The second option is that there is an actually significant resurgent interest in narrower, more particular theological traditions. But so far that resurgent interest is not translating into growing denominationalism, but merely in more sectarian Christians who are still attending non-denominational churches. If that is correct, then it raises many questions about the future of non-denominationalism in the American church: Is it possible for independent churches to essentially place themselves within a theological tradition but not within a denominational vehicle that typically protests and promotes that tradition? And if it is, how do they do that in healthy and sustainable ways?

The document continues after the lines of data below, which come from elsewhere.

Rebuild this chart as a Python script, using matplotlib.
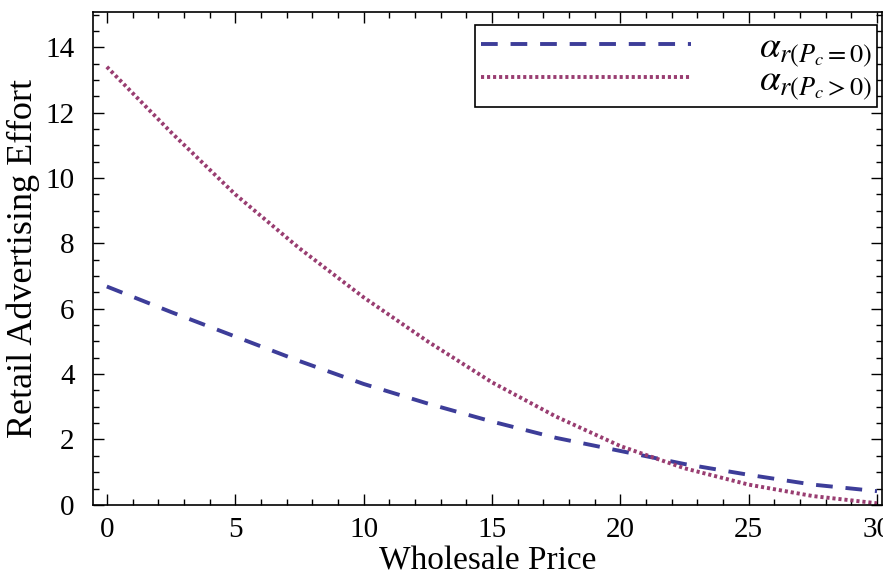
import matplotlib
matplotlib.use('Agg')
import matplotlib.pyplot as plt
from matplotlib.ticker import MultipleLocator

plt.rcParams['font.family'] = ['Liberation Serif', 'DejaVu Serif']
plt.rcParams['mathtext.fontset'] = 'stix'

# values
price = [0, 2.5, 5, 7.5, 10, 12.5, 15, 17.5, 20, 22.5, 25, 27.5, 30]
effort_pc0 = [6.68, 5.9, 5.15, 4.4, 3.7, 3.1, 2.55, 2.05, 1.65, 1.25, 0.92, 0.62, 0.42]
effort_pcpos = [13.4, 11.4, 9.5, 7.85, 6.35, 5.0, 3.75, 2.7, 1.8, 1.12, 0.62, 0.27, 0.05]
labels = [r'$\alpha_{r(P_c=0)}$', r'$\alpha_{r(P_c>0)}$']

fig = plt.figure(figsize=(8.83, 5.83), dpi=100)
ax = fig.add_axes([0.105, 0.134, 0.894, 0.845])

ax.plot(price, effort_pc0, color=(0.24, 0.24, 0.6), lw=2.8,
        linestyle=(0, (4.3, 3.3)), label=labels[0])
ax.plot(price, effort_pcpos, color=(0.6, 0.24, 0.442), lw=2.8,
        linestyle=(0, (0.8, 0.75)), label=labels[1])

ax.set_xlim(-0.55, 30.2)
ax.set_ylim(0, 15.07)
ax.xaxis.set_major_locator(MultipleLocator(5))
ax.xaxis.set_minor_locator(MultipleLocator(1))
ax.yaxis.set_major_locator(MultipleLocator(2))
ax.yaxis.set_minor_locator(MultipleLocator(0.5))
ax.tick_params(which='both', direction='in', top=True, right=True,
               labelsize=21, width=1)
ax.tick_params(which='major', length=8)
ax.tick_params(axis='y', which='major', pad=13)
ax.tick_params(axis='x', which='major', pad=9)
ax.tick_params(which='minor', length=4)
for s in ax.spines.values():
    s.set_linewidth(1.2)

ax.set_xlabel('Wholesale Price', fontsize=24, labelpad=2)
ax.set_ylabel('Retail Advertising Effort', fontsize=26, labelpad=4)

leg = ax.legend(loc='upper right', bbox_to_anchor=(0.994, 0.974),
                borderaxespad=0, fontsize=27, handlelength=5.6,
                fancybox=False, framealpha=1, edgecolor='black',
                labelspacing=-0.15, handletextpad=1.8, borderpad=0.15)
leg.get_frame().set_linewidth(1.2)

fig.savefig('out.png', dpi=100)
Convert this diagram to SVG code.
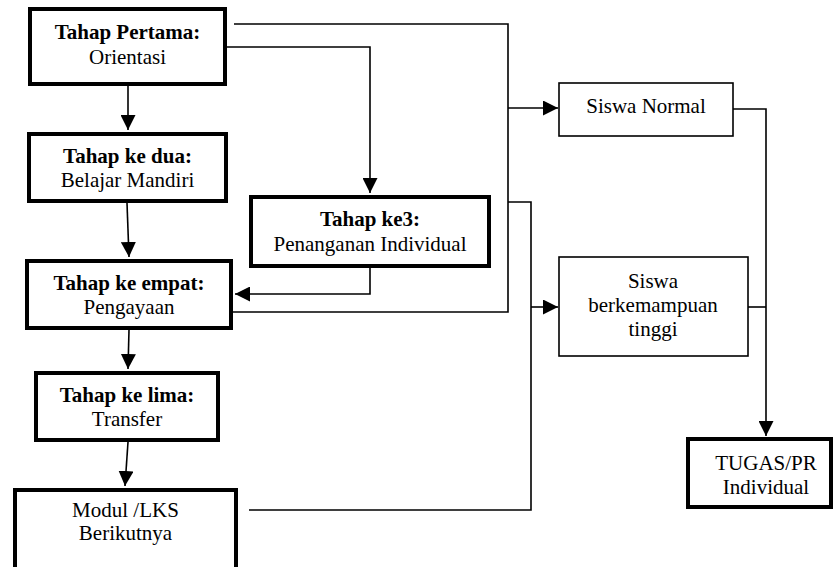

That being said, my fear is that the task of non-denominational pastors is about to get harder as they face more and more congregants with wildly different information diets and, therefore, wildly different relationships to the Bible and theology.
If my analysis is right, then it may well turn out that the best case scenario for us is that Scrivener and I are wrong and the borderless "mere Christianity" of Graham persists while the trends pointing toward greater factionalism remain confined to the internet. I do not think that is what will happen. But as outcomes go, it is probably preferable to the scenario I have described.